Oxfam has admitted it ‘got it wrong’ and should have made its Haiti sex scandal public as the Government reviews the charity’s multi-million pound funding.
It comes as staff involved in the investigation were given references by former employees and went on to work for other aid agencies who were unaware of their conduct.
Oxfam had allowed three men to resign and sacked four others for gross misconduct after they were found to have hosted “Caligula” style sex parties involving Haitian prostitutes in the aftermath of 2010 earthquake.
An internal report into the incident uncovered by The Times, which was circulated in 2011, was unable to rule out that under-age women had been solicited.
Last night Oxfam’s chief executive Mark Goldring told BBC Radio 4’s Today programme: “With hindsight, I would much prefer that we had talked about sexual misconduct.
“But I don’t think it was in anyone’s best interest to be describing the details of the behaviour in a way that was actually going to draw extreme attention to it when what we wanted to do was get on and deliver an aid programme.”
At the time, the charity only referred to the behaviour as “serious misconduct” but Mr Goldring denies there has been a “cover-up”.
The Charity Commission says Oxfam’s report stated there had been no allegations of abuse of beneficiaries and did not mention potential sexual crimes involving minors.

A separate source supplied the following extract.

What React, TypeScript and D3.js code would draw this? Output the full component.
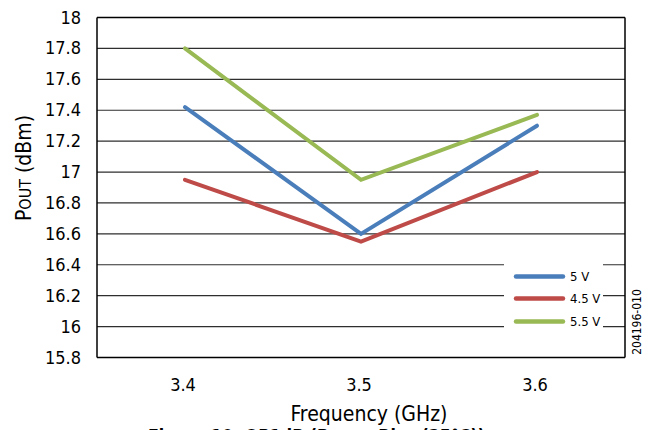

“Our approach to this matter would have been different had the full details that have been reported been disclosed to us at the time,” the Charity Commission said in a statement.
It has written to Oxfam “as a matter of urgency” to request further information to “establish greater clarity” on the matter.
Oxfam said allegations that under age girls may have been involved were not proven.
The review comes amid fresh reports in The Times that Oxfam did not tell other aid agencies about the behaviour of staff involved in the investigation after they left to work elsewhere.
Mr Goldring says any references given to staff involved in the scandal, who later found other jobs, had not been officially sanctioned.
Oxfam added in a statement: “With up to 10,000 NGOs working in Haiti alone in 2011, not to mention hundreds of thousands of aid workers in countries around the world, it was unfortunately not possible for Oxfam to ensure that those found guilty of sexual misconduct were not re-employed in the sector.
“Oxfam has not and would not provide a positive reference for any of those that were dismissed or resigned as a result of the case.”
DfID says Oxfam has “serious questions” to answer following the revelations.
“The way this appalling abuse of vulnerable people was dealt with raises serious questions that Oxfam must answer,” a DfID spokesman said.
“We acknowledge that hundreds of Oxfam staff have done no wrong and work tirelessly for the people they serve, but the handling by the senior team about this investigation and their openness with us and the Charity Commission showed a lack of judgment.
“We have a zero tolerance policy for the type of activity that took place in this instance, and we expect our partners to as well.”